One more quote from the article that we should keep in mind:

“Last October, NASCAR did not take action against Sprint Cup driver  Travis Kvapil, who was arrested and charged Travis Kvapil with false imprisonment and assault after a domestic violence situation at his home…Kvapil was eventually placed on two years’ probation and ordered to perform community service.”

Maybe this time, NASCAR will take action. In a sense, does the organization have a choice? NASCAR is saying the usual public relations stuff, that they are “aware of the situation.” No one really knows what that means. I am aware that my local hardware store is having a sale on paint today, and we need to paint the garden shed. I “would be very concerned” if my neighbor allegedly slammed his wife’s head into a wall three times.

Language aside, one thing has become very, very clear: the universe of sports is changing. The world of NASCAR, much like the world of the NFL or MLB or the NBA is no longer a “them and us” mentality. The public, that would be you and me, care about what professionals do off the field or track or wherever they may be.

So if a football player slams his girlfriend’s head in an elevator, but the NFL does nothing it will no longer be business as usual. If a driver commits a crime and the law gives penalties and NASCAR does nothing, it better not be business as usual. You-don’t-assault-women.

Follow the Money

Busch has sponsors and the sponsors pay out a lot of money to slap their logo on his car.
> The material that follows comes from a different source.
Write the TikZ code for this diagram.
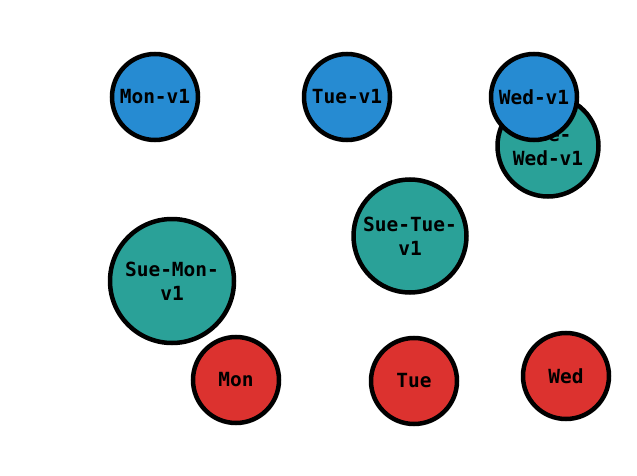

If he is under suspicion, I can promise it will not be good for Kurt Busch and his team.

NASCAR is going to have to make some huge decisions. The world of motor sports is no longer an isolated or closed world, not after all that has happened in sports these past few years.

Off the field behavior is going to matter more and more and like it or not, it is about time. It comes down to ethics training, and codes of conduct, and handing out consequences for poor choices.